| Exercise objective |
Take the material below and retype it in full; pictures are left out.

>> Begin Information shown

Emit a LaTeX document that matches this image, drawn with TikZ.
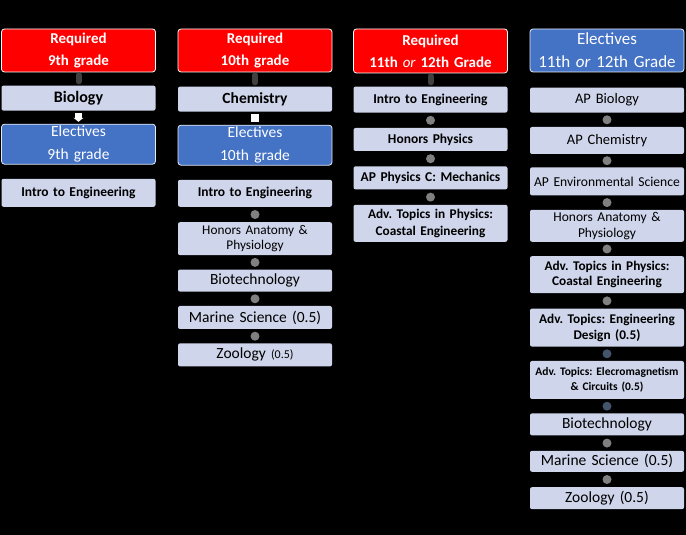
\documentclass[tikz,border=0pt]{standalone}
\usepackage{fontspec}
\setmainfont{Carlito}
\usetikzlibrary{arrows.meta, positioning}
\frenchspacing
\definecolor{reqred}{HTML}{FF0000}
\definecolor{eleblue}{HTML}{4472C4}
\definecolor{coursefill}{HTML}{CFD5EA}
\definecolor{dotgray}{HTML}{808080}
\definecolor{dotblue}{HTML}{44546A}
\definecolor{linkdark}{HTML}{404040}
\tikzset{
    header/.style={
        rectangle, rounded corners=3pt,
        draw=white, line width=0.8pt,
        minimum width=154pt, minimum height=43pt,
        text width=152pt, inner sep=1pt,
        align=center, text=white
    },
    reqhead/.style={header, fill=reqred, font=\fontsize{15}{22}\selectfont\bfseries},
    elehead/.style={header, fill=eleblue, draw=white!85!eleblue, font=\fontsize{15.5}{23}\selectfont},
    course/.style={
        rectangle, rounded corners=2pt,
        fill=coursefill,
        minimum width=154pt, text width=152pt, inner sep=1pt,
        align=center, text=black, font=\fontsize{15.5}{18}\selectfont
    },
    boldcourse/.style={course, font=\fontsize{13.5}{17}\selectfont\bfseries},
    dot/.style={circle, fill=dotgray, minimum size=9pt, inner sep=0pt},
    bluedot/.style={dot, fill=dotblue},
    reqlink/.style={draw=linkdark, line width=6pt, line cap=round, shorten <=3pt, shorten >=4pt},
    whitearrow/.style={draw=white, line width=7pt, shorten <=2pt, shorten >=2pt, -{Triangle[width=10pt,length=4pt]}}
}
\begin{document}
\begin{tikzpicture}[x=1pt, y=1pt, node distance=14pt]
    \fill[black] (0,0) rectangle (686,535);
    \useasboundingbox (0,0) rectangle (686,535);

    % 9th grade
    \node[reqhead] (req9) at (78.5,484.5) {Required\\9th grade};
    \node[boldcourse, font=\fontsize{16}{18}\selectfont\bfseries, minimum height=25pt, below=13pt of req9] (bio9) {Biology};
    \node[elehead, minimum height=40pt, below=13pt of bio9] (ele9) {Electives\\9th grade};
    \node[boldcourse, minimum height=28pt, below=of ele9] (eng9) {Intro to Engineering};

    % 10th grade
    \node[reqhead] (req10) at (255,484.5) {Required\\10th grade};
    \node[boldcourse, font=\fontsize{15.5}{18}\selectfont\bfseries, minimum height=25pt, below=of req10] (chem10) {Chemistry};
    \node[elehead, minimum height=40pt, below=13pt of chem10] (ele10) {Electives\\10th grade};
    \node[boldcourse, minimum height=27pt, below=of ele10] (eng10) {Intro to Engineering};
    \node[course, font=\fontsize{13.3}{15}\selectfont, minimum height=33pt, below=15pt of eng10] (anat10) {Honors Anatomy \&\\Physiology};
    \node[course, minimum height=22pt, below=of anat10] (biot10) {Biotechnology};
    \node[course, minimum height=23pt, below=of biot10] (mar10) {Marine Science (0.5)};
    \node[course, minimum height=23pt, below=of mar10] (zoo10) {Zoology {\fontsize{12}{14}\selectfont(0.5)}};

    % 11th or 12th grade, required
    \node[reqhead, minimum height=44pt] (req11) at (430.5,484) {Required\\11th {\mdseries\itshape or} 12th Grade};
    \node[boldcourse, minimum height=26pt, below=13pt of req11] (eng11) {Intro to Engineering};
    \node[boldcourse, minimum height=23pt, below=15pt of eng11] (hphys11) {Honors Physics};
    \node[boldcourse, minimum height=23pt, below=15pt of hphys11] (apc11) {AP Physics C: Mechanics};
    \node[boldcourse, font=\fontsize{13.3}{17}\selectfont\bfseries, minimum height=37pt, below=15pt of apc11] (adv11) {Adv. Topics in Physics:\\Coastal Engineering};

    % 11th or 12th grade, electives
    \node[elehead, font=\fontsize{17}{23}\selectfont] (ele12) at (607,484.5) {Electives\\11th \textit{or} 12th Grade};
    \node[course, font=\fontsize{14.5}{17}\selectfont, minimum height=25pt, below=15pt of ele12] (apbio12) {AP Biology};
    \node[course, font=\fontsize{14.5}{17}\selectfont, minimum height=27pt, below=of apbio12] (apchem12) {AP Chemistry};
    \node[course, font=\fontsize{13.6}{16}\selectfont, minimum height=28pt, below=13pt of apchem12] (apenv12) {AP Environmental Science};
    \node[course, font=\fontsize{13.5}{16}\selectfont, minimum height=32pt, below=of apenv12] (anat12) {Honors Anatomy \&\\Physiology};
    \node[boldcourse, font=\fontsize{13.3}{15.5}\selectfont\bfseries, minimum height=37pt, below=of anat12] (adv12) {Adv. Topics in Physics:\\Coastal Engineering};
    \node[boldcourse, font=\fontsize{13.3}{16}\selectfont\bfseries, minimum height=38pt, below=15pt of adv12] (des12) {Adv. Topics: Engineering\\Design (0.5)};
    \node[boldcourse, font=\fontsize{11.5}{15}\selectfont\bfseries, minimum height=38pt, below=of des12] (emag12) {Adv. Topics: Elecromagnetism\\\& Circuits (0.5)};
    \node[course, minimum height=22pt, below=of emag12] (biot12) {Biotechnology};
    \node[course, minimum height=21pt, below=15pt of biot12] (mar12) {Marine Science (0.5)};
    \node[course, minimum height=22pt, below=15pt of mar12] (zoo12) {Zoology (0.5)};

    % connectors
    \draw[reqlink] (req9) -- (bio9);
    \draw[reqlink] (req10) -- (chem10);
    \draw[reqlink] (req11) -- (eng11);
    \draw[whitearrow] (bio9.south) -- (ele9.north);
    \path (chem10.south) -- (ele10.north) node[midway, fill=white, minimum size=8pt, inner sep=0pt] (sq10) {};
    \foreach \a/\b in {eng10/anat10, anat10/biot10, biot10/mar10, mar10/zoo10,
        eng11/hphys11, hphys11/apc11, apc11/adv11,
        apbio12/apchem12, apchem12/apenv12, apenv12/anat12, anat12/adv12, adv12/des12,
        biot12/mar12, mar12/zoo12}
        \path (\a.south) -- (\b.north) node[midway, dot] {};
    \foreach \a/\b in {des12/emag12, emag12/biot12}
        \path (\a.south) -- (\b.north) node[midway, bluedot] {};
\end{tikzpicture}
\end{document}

>> End Information shown

| Answer |
Emit a LaTeX document that matches this image, drawn with TikZ.
\documentclass[tikz,border=0pt]{standalone}
\usepackage{fontspec}
\setmainfont{Carlito}
\usetikzlibrary{arrows.meta, positioning}
\frenchspacing
\definecolor{reqred}{HTML}{FF0000}
\definecolor{eleblue}{HTML}{4472C4}
\definecolor{coursefill}{HTML}{CFD5EA}
\definecolor{dotgray}{HTML}{808080}
\definecolor{dotblue}{HTML}{44546A}
\definecolor{linkdark}{HTML}{404040}
\tikzset{
    header/.style={
        rectangle, rounded corners=3pt,
        draw=white, line width=0.8pt,
        minimum width=154pt, minimum height=43pt,
        text width=152pt, inner sep=1pt,
        align=center, text=white
    },
    reqhead/.style={header, fill=reqred, font=\fontsize{15}{22}\selectfont\bfseries},
    elehead/.style={header, fill=eleblue, draw=white!85!eleblue, font=\fontsize{15.5}{23}\selectfont},
    course/.style={
        rectangle, rounded corners=2pt,
        fill=coursefill,
        minimum width=154pt, text width=152pt, inner sep=1pt,
        align=center, text=black, font=\fontsize{15.5}{18}\selectfont
    },
    boldcourse/.style={course, font=\fontsize{13.5}{17}\selectfont\bfseries},
    dot/.style={circle, fill=dotgray, minimum size=9pt, inner sep=0pt},
    bluedot/.style={dot, fill=dotblue},
    reqlink/.style={draw=linkdark, line width=6pt, line cap=round, shorten <=3pt, shorten >=4pt},
    whitearrow/.style={draw=white, line width=7pt, shorten <=2pt, shorten >=2pt, -{Triangle[width=10pt,length=4pt]}}
}
\begin{document}
\begin{tikzpicture}[x=1pt, y=1pt, node distance=14pt]
    \fill[black] (0,0) rectangle (686,535);
    \useasboundingbox (0,0) rectangle (686,535);

    % 9th grade
    \node[reqhead] (req9) at (78.5,484.5) {Required\\9th grade};
    \node[boldcourse, font=\fontsize{16}{18}\selectfont\bfseries, minimum height=25pt, below=13pt of req9] (bio9) {Biology};
    \node[elehead, minimum height=40pt, below=13pt of bio9] (ele9) {Electives\\9th grade};
    \node[boldcourse, minimum height=28pt, below=of ele9] (eng9) {Intro to Engineering};

    % 10th grade
    \node[reqhead] (req10) at (255,484.5) {Required\\10th grade};
    \node[boldcourse, font=\fontsize{15.5}{18}\selectfont\bfseries, minimum height=25pt, below=of req10] (chem10) {Chemistry};
    \node[elehead, minimum height=40pt, below=13pt of chem10] (ele10) {Electives\\10th grade};
    \node[boldcourse, minimum height=27pt, below=of ele10] (eng10) {Intro to Engineering};
    \node[course, font=\fontsize{13.3}{15}\selectfont, minimum height=33pt, below=15pt of eng10] (anat10) {Honors Anatomy \&\\Physiology};
    \node[course, minimum height=22pt, below=of anat10] (biot10) {Biotechnology};
    \node[course, minimum height=23pt, below=of biot10] (mar10) {Marine Science (0.5)};
    \node[course, minimum height=23pt, below=of mar10] (zoo10) {Zoology {\fontsize{12}{14}\selectfont(0.5)}};

    % 11th or 12th grade, required
    \node[reqhead, minimum height=44pt] (req11) at (430.5,484) {Required\\11th {\mdseries\itshape or} 12th Grade};
    \node[boldcourse, minimum height=26pt, below=13pt of req11] (eng11) {Intro to Engineering};
    \node[boldcourse, minimum height=23pt, below=15pt of eng11] (hphys11) {Honors Physics};
    \node[boldcourse, minimum height=23pt, below=15pt of hphys11] (apc11) {AP Physics C: Mechanics};
    \node[boldcourse, font=\fontsize{13.3}{17}\selectfont\bfseries, minimum height=37pt, below=15pt of apc11] (adv11) {Adv. Topics in Physics:\\Coastal Engineering};

    % 11th or 12th grade, electives
    \node[elehead, font=\fontsize{17}{23}\selectfont] (ele12) at (607,484.5) {Electives\\11th \textit{or} 12th Grade};
    \node[course, font=\fontsize{14.5}{17}\selectfont, minimum height=25pt, below=15pt of ele12] (apbio12) {AP Biology};
    \node[course, font=\fontsize{14.5}{17}\selectfont, minimum height=27pt, below=of apbio12] (apchem12) {AP Chemistry};
    \node[course, font=\fontsize{13.6}{16}\selectfont, minimum height=28pt, below=13pt of apchem12] (apenv12) {AP Environmental Science};
    \node[course, font=\fontsize{13.5}{16}\selectfont, minimum height=32pt, below=of apenv12] (anat12) {Honors Anatomy \&\\Physiology};
    \node[boldcourse, font=\fontsize{13.3}{15.5}\selectfont\bfseries, minimum height=37pt, below=of anat12] (adv12) {Adv. Topics in Physics:\\Coastal Engineering};
    \node[boldcourse, font=\fontsize{13.3}{16}\selectfont\bfseries, minimum height=38pt, below=15pt of adv12] (des12) {Adv. Topics: Engineering\\Design (0.5)};
    \node[boldcourse, font=\fontsize{11.5}{15}\selectfont\bfseries, minimum height=38pt, below=of des12] (emag12) {Adv. Topics: Elecromagnetism\\\& Circuits (0.5)};
    \node[course, minimum height=22pt, below=of emag12] (biot12) {Biotechnology};
    \node[course, minimum height=21pt, below=15pt of biot12] (mar12) {Marine Science (0.5)};
    \node[course, minimum height=22pt, below=15pt of mar12] (zoo12) {Zoology (0.5)};

    % connectors
    \draw[reqlink] (req9) -- (bio9);
    \draw[reqlink] (req10) -- (chem10);
    \draw[reqlink] (req11) -- (eng11);
    \draw[whitearrow] (bio9.south) -- (ele9.north);
    \path (chem10.south) -- (ele10.north) node[midway, fill=white, minimum size=8pt, inner sep=0pt] (sq10) {};
    \foreach \a/\b in {eng10/anat10, anat10/biot10, biot10/mar10, mar10/zoo10,
        eng11/hphys11, hphys11/apc11, apc11/adv11,
        apbio12/apchem12, apchem12/apenv12, apenv12/anat12, anat12/adv12, adv12/des12,
        biot12/mar12, mar12/zoo12}
        \path (\a.south) -- (\b.north) node[midway, dot] {};
    \foreach \a/\b in {des12/emag12, emag12/biot12}
        \path (\a.south) -- (\b.north) node[midway, bluedot] {};
\end{tikzpicture}
\end{document}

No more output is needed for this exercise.